● DATASET:
● ● ● ● ● ● ●
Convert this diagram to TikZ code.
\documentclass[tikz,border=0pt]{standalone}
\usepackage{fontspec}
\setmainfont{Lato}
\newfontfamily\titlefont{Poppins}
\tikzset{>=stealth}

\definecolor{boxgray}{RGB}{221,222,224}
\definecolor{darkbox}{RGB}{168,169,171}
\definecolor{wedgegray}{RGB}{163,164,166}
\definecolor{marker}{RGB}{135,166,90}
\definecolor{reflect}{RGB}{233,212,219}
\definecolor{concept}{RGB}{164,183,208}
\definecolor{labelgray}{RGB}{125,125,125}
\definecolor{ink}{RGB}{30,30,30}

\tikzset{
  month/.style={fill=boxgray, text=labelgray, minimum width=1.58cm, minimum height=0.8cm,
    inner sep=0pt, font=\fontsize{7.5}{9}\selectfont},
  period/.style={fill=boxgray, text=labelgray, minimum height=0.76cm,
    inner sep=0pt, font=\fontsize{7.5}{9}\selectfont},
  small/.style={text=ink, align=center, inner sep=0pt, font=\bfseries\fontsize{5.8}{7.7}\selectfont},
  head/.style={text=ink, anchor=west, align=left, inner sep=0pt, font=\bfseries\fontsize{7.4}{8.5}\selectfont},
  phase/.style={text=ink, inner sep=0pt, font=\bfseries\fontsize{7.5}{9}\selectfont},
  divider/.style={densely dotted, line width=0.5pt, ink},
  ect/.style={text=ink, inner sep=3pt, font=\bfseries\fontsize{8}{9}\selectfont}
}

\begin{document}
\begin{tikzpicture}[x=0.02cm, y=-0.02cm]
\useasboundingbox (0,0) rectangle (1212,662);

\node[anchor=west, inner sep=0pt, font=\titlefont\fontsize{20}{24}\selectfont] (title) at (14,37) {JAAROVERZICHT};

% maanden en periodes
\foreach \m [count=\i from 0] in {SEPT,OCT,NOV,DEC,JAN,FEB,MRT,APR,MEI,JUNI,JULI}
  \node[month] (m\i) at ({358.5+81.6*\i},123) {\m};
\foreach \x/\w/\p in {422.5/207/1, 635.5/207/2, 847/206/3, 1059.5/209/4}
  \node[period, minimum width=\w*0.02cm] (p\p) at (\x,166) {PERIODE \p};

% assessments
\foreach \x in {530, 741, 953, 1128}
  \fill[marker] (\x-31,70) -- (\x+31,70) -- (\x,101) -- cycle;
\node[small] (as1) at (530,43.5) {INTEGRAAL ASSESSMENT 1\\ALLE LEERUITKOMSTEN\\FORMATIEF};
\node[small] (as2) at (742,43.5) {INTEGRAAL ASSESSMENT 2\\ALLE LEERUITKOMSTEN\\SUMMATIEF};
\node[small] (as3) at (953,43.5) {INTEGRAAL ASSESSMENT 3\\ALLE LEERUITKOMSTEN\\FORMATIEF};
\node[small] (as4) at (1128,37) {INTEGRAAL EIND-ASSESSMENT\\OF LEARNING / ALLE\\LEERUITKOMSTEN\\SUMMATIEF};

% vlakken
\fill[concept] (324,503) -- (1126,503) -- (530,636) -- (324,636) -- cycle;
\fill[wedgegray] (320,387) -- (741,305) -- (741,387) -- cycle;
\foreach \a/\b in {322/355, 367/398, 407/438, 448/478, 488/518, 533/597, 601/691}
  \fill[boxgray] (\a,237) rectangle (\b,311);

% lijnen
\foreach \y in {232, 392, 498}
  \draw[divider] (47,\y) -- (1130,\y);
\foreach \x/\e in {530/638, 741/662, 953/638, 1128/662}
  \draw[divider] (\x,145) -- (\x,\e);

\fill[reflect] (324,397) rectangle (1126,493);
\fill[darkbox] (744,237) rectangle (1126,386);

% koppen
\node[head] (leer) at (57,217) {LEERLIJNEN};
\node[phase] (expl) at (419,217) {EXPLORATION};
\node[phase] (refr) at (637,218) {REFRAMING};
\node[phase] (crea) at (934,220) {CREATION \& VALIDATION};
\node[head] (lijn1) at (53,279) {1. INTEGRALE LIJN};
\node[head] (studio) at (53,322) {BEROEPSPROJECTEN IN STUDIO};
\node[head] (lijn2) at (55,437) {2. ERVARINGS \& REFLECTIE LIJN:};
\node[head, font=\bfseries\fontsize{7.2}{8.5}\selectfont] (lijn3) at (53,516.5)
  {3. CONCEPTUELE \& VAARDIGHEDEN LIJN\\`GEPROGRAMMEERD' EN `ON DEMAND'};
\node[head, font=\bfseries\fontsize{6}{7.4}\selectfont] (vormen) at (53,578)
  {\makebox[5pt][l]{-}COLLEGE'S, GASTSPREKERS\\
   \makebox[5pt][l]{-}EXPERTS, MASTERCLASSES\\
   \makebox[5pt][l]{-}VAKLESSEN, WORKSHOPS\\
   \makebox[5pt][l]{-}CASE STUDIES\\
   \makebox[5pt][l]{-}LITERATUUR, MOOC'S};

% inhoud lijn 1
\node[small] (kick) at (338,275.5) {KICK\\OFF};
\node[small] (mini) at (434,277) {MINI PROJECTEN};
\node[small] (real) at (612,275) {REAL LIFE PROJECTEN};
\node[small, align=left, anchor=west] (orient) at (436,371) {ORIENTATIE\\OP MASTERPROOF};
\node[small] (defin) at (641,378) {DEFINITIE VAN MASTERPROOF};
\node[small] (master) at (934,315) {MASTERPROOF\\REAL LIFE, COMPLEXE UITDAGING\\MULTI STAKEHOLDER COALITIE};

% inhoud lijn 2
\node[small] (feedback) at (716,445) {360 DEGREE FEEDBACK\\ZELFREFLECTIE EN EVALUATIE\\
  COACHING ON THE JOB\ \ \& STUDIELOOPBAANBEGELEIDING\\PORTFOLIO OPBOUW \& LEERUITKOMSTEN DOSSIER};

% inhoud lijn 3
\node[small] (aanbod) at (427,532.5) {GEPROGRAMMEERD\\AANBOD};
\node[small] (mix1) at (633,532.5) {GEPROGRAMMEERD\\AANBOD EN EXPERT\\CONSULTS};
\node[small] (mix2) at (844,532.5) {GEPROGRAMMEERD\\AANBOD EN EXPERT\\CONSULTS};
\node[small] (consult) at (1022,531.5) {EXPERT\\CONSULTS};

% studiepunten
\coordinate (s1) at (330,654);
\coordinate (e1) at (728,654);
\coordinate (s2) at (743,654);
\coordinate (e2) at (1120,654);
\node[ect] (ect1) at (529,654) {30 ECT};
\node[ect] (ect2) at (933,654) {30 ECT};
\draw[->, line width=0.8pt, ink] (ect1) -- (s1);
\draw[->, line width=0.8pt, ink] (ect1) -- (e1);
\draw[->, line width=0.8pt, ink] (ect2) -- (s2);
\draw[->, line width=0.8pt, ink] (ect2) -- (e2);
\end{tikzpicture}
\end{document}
● ● ● ● ● ● ●
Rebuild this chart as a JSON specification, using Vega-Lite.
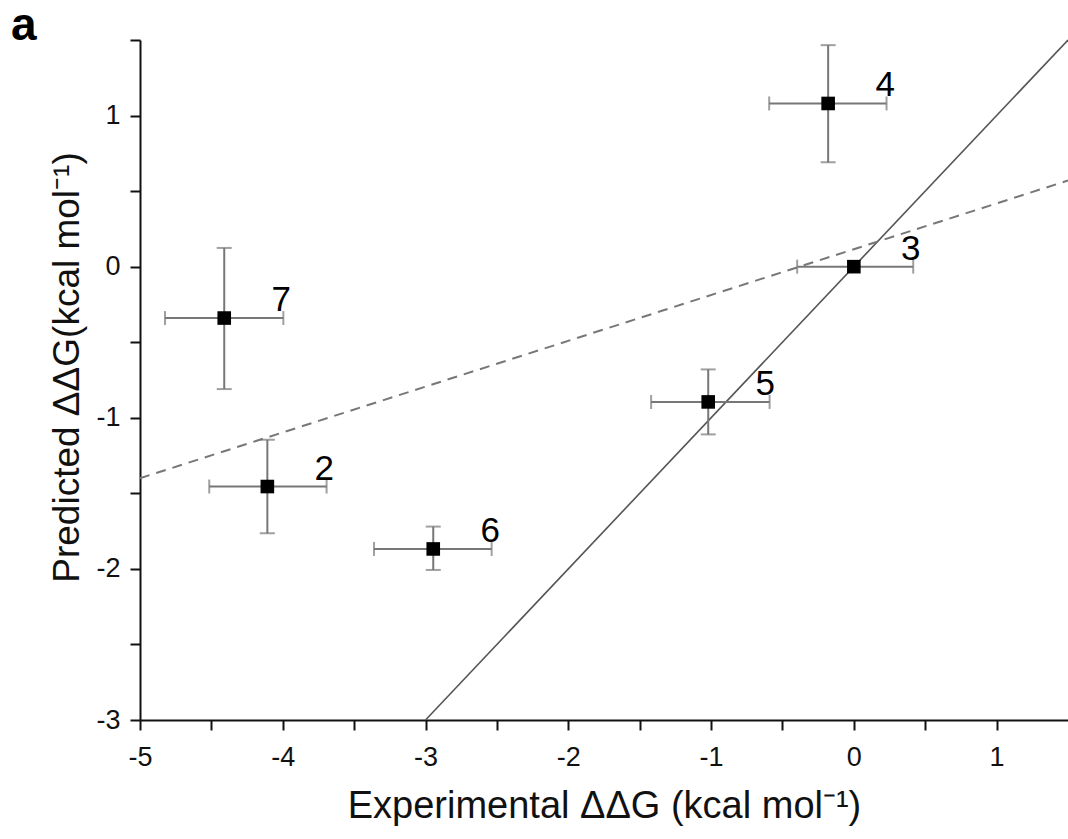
● ● ● ● ● ● ●
● DIRECTIONS:
Show the lines of the records that contain the word "this".

● COMPLETED EXERCISE:
Convert this diagram to TikZ code.
Rebuild this chart as a JSON specification, using Vega-Lite.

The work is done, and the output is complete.